Irish government unit

The International Protection Accommodation Services (IPAS) is a unit of the Irish Department of Justice, Home Affairs and Migration. It is responsible for the provision of accommodation and related services to people in the international protection process, being those applying for refugee status or subsidiary protection.

==Overview==
IPAS is responsible for coordinating the provision of services to both asylum seekers and refugees, coordinating the implementation of integration policy for all refugees and persons granted leave to remain in the Republic of Ireland and responding to crisis situations which may result in large numbers of refugees arriving in the country.

==History==
The Directorate for Asylum Support Services (DASS) was established in November 1999 as a unit of the Department of Justice, Equality and Law Reform. It introduced a system of direct provision for asylum applicants, providing residential accommodation and ancillary services to asylum seekers while they await the outcome of their applications for asylum. To meet this requirement, various private companies provide these services at several accommodation centres on the country, the largest being at Mosney. The system has been criticised by human rights organisations as illegal, inhuman and degrading.

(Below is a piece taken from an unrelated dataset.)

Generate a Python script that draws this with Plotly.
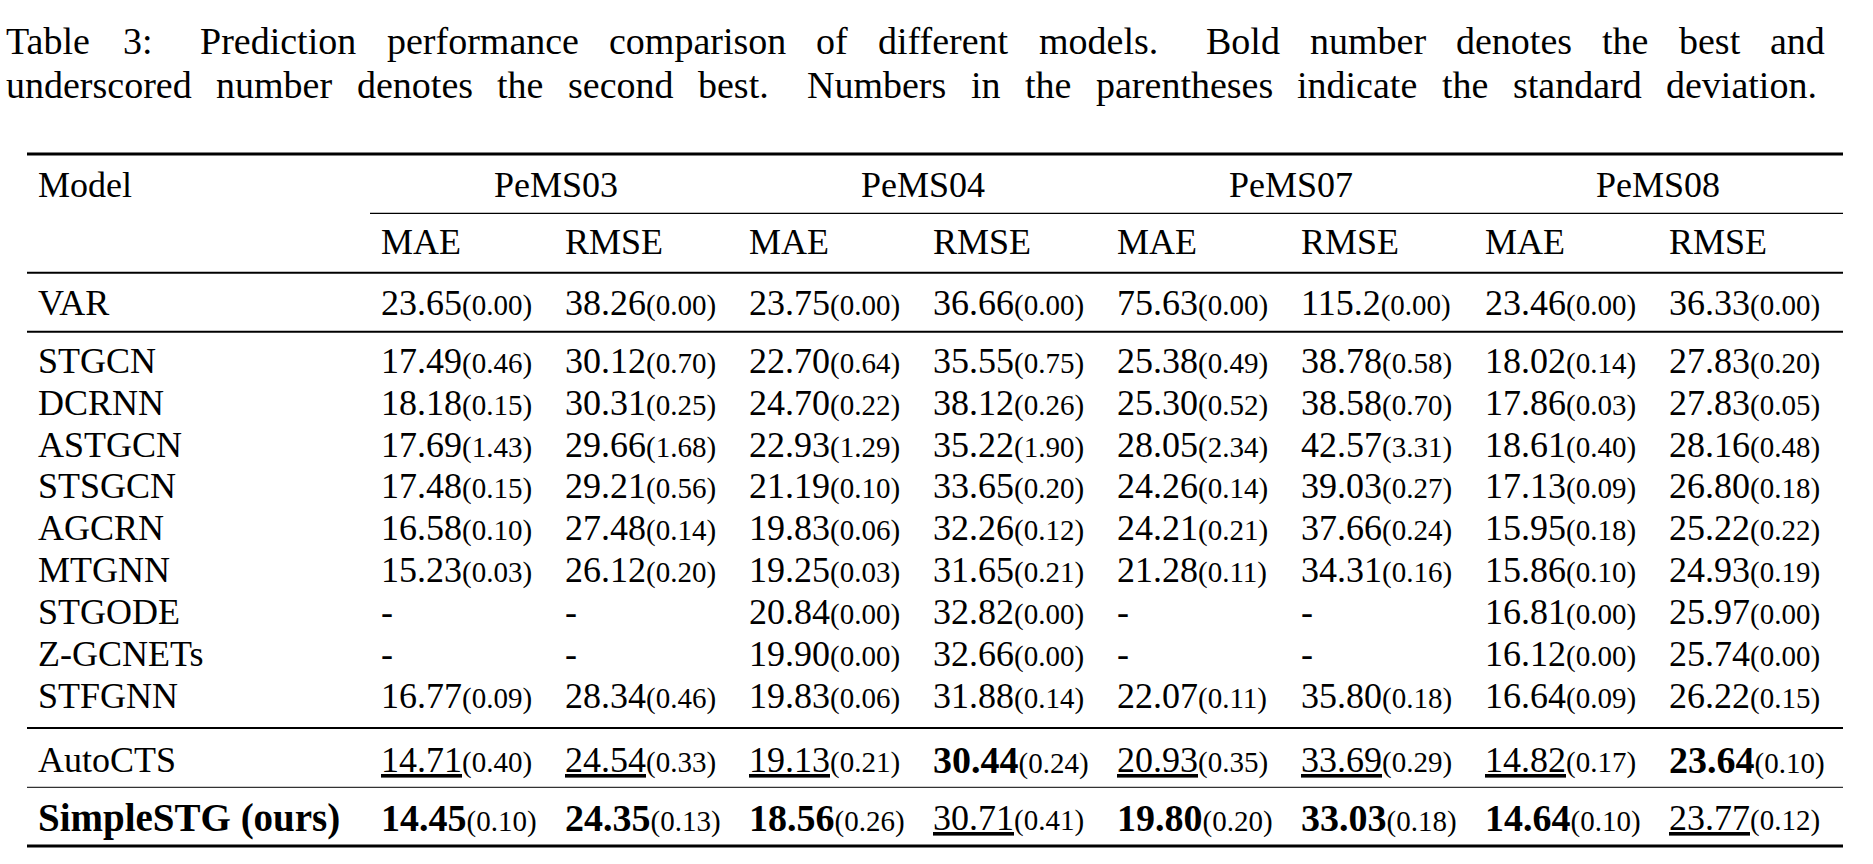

The Reception and Integration Agency (RIA) was established by the Irish government on 2 April 2001 as a merger of the DASS and the Refugee Agency (which was part of the Department of Foreign Affairs).

After a government decision of 2 March 2004, RIA was assigned responsibility for supporting the repatriation, on an ongoing basis for the Department of Social Protection, of nationals of the ten new EU member states (Cyprus, Czech Republic, Estonia, Hungary, Latvia, Lithuania, Malta, Poland, Slovakia, Slovenia) who might fail the Habitual Residency Condition attaching to Social Assistance Payments.

In December 2019, RIA was divided into the International Protection Accommodation Services (IPAS) and the International Protection Procurement Services (IPPS). In October 2020, IPAS and IPPS were transferred from the Department of Justice to the restructured Department of Children, Equality, Disability, Integration and Youth.